THE EXERCISE: Make an exact transcription of the material, leaving out all images.

Begin

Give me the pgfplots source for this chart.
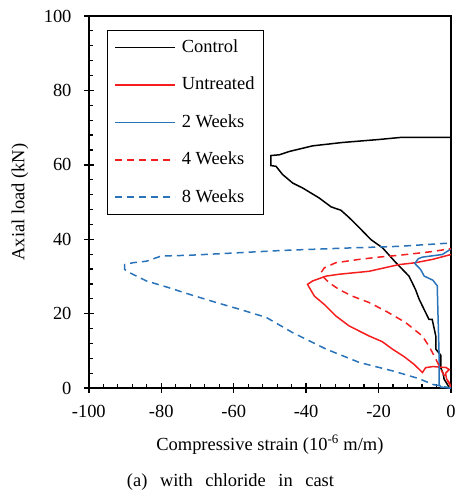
\documentclass[border=0pt]{standalone}
\usepackage{fontspec}
\setmainfont{Liberation Serif}
\usepackage{pgfplots}
\pgfplotsset{compat=1.18}
\definecolor{cred}{RGB}{245,30,30}
\definecolor{cblue}{RGB}{40,115,185}
\begin{document}
\fontsize{18.5}{22}\selectfont
\begin{tikzpicture}
\begin{axis}[
  scale only axis, width=363pt, height=373pt,
  xmin=-100, xmax=0, ymin=0, ymax=100,
  xtick={-100,-80,...,0}, ytick={0,20,...,100},
  minor tick num=4,
  xtick pos=bottom, ytick pos=left,
  tick align=inside,
  major tick length=10pt, minor tick length=4.5pt,
  major x tick style={yshift=-5pt, line width=1.4pt, black},
  major y tick style={xshift=-5pt, line width=1.4pt, black},
  minor tick style={line width=1.2pt, black},
  axis line style={line width=1.6pt, black},
  /pgf/number format/assume math mode=true,
  ticklabel style={font=\fontsize{18.5}{22}\selectfont},
  yticklabel style={xshift=-11pt},
  xticklabel style={yshift=-11pt},
  xlabel={Compressive strain (10\textsuperscript{-6} m/m)},
  ylabel={Axial load (kN)},
  label style={font=\fontsize{18.5}{22}\selectfont},
  xlabel style={at={(axis description cs:0.5,0)}, anchor=base, yshift=-62pt},
  ylabel style={at={(axis description cs:-0.19,0.5)}, anchor=center},
  legend cell align=left,
  legend image code/.code={\draw[#1, line width=1.5pt] (0pt,0pt) -- (60pt,0pt); \path (64pt,0pt);},
  legend style={at={(rel axis cs:0.0496,0.9625)}, anchor=north west,
    draw=black, line width=1.3pt, inner xsep=7pt, inner ysep=7pt,
    row sep=17.5pt, font=\fontsize{18.5}{22}\selectfont,
    nodes={text height=13pt, text depth=3pt, inner sep=2pt}},
]
\addplot[black, line width=1.5pt] coordinates {
(-0.3,0) (-0.6,0.3) (-1,1) (-1.9,2.4) (-2.2,4) (-2.8,5.4) (-2.8,8.8) (-4.2,10.5) (-4.2,14) (-5.2,18.5) (-6.1,18.5) (-7.9,22.1) (-8.8,23.9) (-9.8,26.5) (-11.6,30.1) (-14.3,32.8) (-15.2,33.7) (-18.9,37.7) (-22.1,39.9) (-25.3,43.1) (-28.1,45.8) (-30.4,47.8) (-33.1,48.7) (-36.4,51.1) (-41,53.8) (-43.7,55.1) (-46.5,57.4) (-48.3,59.6) (-49.7,59.8) (-49.7,62.5) (-47.4,62.7) (-44.6,63.6) (-38.2,65.1) (-30,66) (-20,66.8) (-13.5,67.4) (0,67.4)};
\addlegendentry{Control}
\addplot[cred, line width=1.5pt] coordinates {
(0,0) (-0.5,1.5) (-1.2,2.4) (-1.5,4) (-0.5,5) (-1.5,5.6) (-2.5,5.6) (-5,5.8) (-7,5.5) (-7.9,4.2) (-10.2,6.4) (-13,8.5) (-16.2,10.5) (-19,12.5) (-22.6,14) (-28.1,16.7) (-31.8,19.4) (-35,22.5) (-37.7,24.7) (-39.1,27) (-39.6,27.9) (-38.2,28.8) (-34.5,30.1) (-30.9,30.6) (-22.6,31.4) (-16.2,32.8) (-14.3,33.2) (-9.8,33.7) (-5.1,34.6) (0,35.9)};
\addlegendentry{Untreated}
\addplot[cblue, line width=1.5pt] coordinates {
(0,0) (-2.8,0.3) (-3.3,1) (-3.3,9.6) (-3.6,20) (-3.8,27.5) (-5,29) (-7.4,30.1) (-8.4,31.9) (-10,33.5) (-9,34.8) (-7.9,35.2) (-2.4,35.9) (0,37.4)};
\addlegendentry{2 Weeks}
\addplot[cred, line width=1.5pt, dash pattern=on 7pt off 5pt] coordinates {
(0,0.5) (-1,2) (-2.5,4.5) (-4.2,7.8) (-5.1,9.5) (-6.1,11.3) (-7.9,14) (-12.5,17.6) (-18,20.7) (-22.6,23) (-27.2,24.7) (-30.9,26.5) (-33.6,28.3) (-35.5,30.1) (-35.9,31) (-35,32.3) (-31.8,33.7) (-25.3,34.6) (-20,35.2) (-14.3,35.7) (-5.1,36.7) (0,37.5)};
\addlegendentry{4 Weeks}
\addplot[cblue, line width=1.5pt, dash pattern=on 7pt off 5pt] coordinates {
(0,0) (-1.5,0.3) (-5,1) (-9,2.6) (-16,4.6) (-25.3,6.9) (-34.5,10.5) (-43.7,14.9) (-51,19) (-58.4,21.2) (-64.8,23) (-72.2,25.2) (-78.6,27.2) (-84.1,28.8) (-88.7,31) (-90.1,31.9) (-90.1,33.2) (-87.8,33.7) (-84.1,34.1) (-80,35.5) (-72.2,35.7) (-60.2,36.3) (-46.5,37) (-30,37.6) (-14.3,38.1) (0,39)};
\addlegendentry{8 Weeks}
\end{axis}
\node[anchor=base, font=\fontsize{18.5}{22}\selectfont] at (142pt,-99pt) {(a)\hspace{0.68em}with\hspace{0.68em}chloride\hspace{0.68em}in\hspace{0.68em}cast};
\path[use as bounding box] (-89pt,-108pt) rectangle (371pt,389pt);
\end{tikzpicture}
\end{document}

End

ANSWER TO THIS TASK:
Give me the pgfplots source for this chart.
\documentclass[border=0pt]{standalone}
\usepackage{fontspec}
\setmainfont{Liberation Serif}
\usepackage{pgfplots}
\pgfplotsset{compat=1.18}
\definecolor{cred}{RGB}{245,30,30}
\definecolor{cblue}{RGB}{40,115,185}
\begin{document}
\fontsize{18.5}{22}\selectfont
\begin{tikzpicture}
\begin{axis}[
  scale only axis, width=363pt, height=373pt,
  xmin=-100, xmax=0, ymin=0, ymax=100,
  xtick={-100,-80,...,0}, ytick={0,20,...,100},
  minor tick num=4,
  xtick pos=bottom, ytick pos=left,
  tick align=inside,
  major tick length=10pt, minor tick length=4.5pt,
  major x tick style={yshift=-5pt, line width=1.4pt, black},
  major y tick style={xshift=-5pt, line width=1.4pt, black},
  minor tick style={line width=1.2pt, black},
  axis line style={line width=1.6pt, black},
  /pgf/number format/assume math mode=true,
  ticklabel style={font=\fontsize{18.5}{22}\selectfont},
  yticklabel style={xshift=-11pt},
  xticklabel style={yshift=-11pt},
  xlabel={Compressive strain (10\textsuperscript{-6} m/m)},
  ylabel={Axial load (kN)},
  label style={font=\fontsize{18.5}{22}\selectfont},
  xlabel style={at={(axis description cs:0.5,0)}, anchor=base, yshift=-62pt},
  ylabel style={at={(axis description cs:-0.19,0.5)}, anchor=center},
  legend cell align=left,
  legend image code/.code={\draw[#1, line width=1.5pt] (0pt,0pt) -- (60pt,0pt); \path (64pt,0pt);},
  legend style={at={(rel axis cs:0.0496,0.9625)}, anchor=north west,
    draw=black, line width=1.3pt, inner xsep=7pt, inner ysep=7pt,
    row sep=17.5pt, font=\fontsize{18.5}{22}\selectfont,
    nodes={text height=13pt, text depth=3pt, inner sep=2pt}},
]
\addplot[black, line width=1.5pt] coordinates {
(-0.3,0) (-0.6,0.3) (-1,1) (-1.9,2.4) (-2.2,4) (-2.8,5.4) (-2.8,8.8) (-4.2,10.5) (-4.2,14) (-5.2,18.5) (-6.1,18.5) (-7.9,22.1) (-8.8,23.9) (-9.8,26.5) (-11.6,30.1) (-14.3,32.8) (-15.2,33.7) (-18.9,37.7) (-22.1,39.9) (-25.3,43.1) (-28.1,45.8) (-30.4,47.8) (-33.1,48.7) (-36.4,51.1) (-41,53.8) (-43.7,55.1) (-46.5,57.4) (-48.3,59.6) (-49.7,59.8) (-49.7,62.5) (-47.4,62.7) (-44.6,63.6) (-38.2,65.1) (-30,66) (-20,66.8) (-13.5,67.4) (0,67.4)};
\addlegendentry{Control}
\addplot[cred, line width=1.5pt] coordinates {
(0,0) (-0.5,1.5) (-1.2,2.4) (-1.5,4) (-0.5,5) (-1.5,5.6) (-2.5,5.6) (-5,5.8) (-7,5.5) (-7.9,4.2) (-10.2,6.4) (-13,8.5) (-16.2,10.5) (-19,12.5) (-22.6,14) (-28.1,16.7) (-31.8,19.4) (-35,22.5) (-37.7,24.7) (-39.1,27) (-39.6,27.9) (-38.2,28.8) (-34.5,30.1) (-30.9,30.6) (-22.6,31.4) (-16.2,32.8) (-14.3,33.2) (-9.8,33.7) (-5.1,34.6) (0,35.9)};
\addlegendentry{Untreated}
\addplot[cblue, line width=1.5pt] coordinates {
(0,0) (-2.8,0.3) (-3.3,1) (-3.3,9.6) (-3.6,20) (-3.8,27.5) (-5,29) (-7.4,30.1) (-8.4,31.9) (-10,33.5) (-9,34.8) (-7.9,35.2) (-2.4,35.9) (0,37.4)};
\addlegendentry{2 Weeks}
\addplot[cred, line width=1.5pt, dash pattern=on 7pt off 5pt] coordinates {
(0,0.5) (-1,2) (-2.5,4.5) (-4.2,7.8) (-5.1,9.5) (-6.1,11.3) (-7.9,14) (-12.5,17.6) (-18,20.7) (-22.6,23) (-27.2,24.7) (-30.9,26.5) (-33.6,28.3) (-35.5,30.1) (-35.9,31) (-35,32.3) (-31.8,33.7) (-25.3,34.6) (-20,35.2) (-14.3,35.7) (-5.1,36.7) (0,37.5)};
\addlegendentry{4 Weeks}
\addplot[cblue, line width=1.5pt, dash pattern=on 7pt off 5pt] coordinates {
(0,0) (-1.5,0.3) (-5,1) (-9,2.6) (-16,4.6) (-25.3,6.9) (-34.5,10.5) (-43.7,14.9) (-51,19) (-58.4,21.2) (-64.8,23) (-72.2,25.2) (-78.6,27.2) (-84.1,28.8) (-88.7,31) (-90.1,31.9) (-90.1,33.2) (-87.8,33.7) (-84.1,34.1) (-80,35.5) (-72.2,35.7) (-60.2,36.3) (-46.5,37) (-30,37.6) (-14.3,38.1) (0,39)};
\addlegendentry{8 Weeks}
\end{axis}
\node[anchor=base, font=\fontsize{18.5}{22}\selectfont] at (142pt,-99pt) {(a)\hspace{0.68em}with\hspace{0.68em}chloride\hspace{0.68em}in\hspace{0.68em}cast};
\path[use as bounding box] (-89pt,-108pt) rectangle (371pt,389pt);
\end{tikzpicture}
\end{document}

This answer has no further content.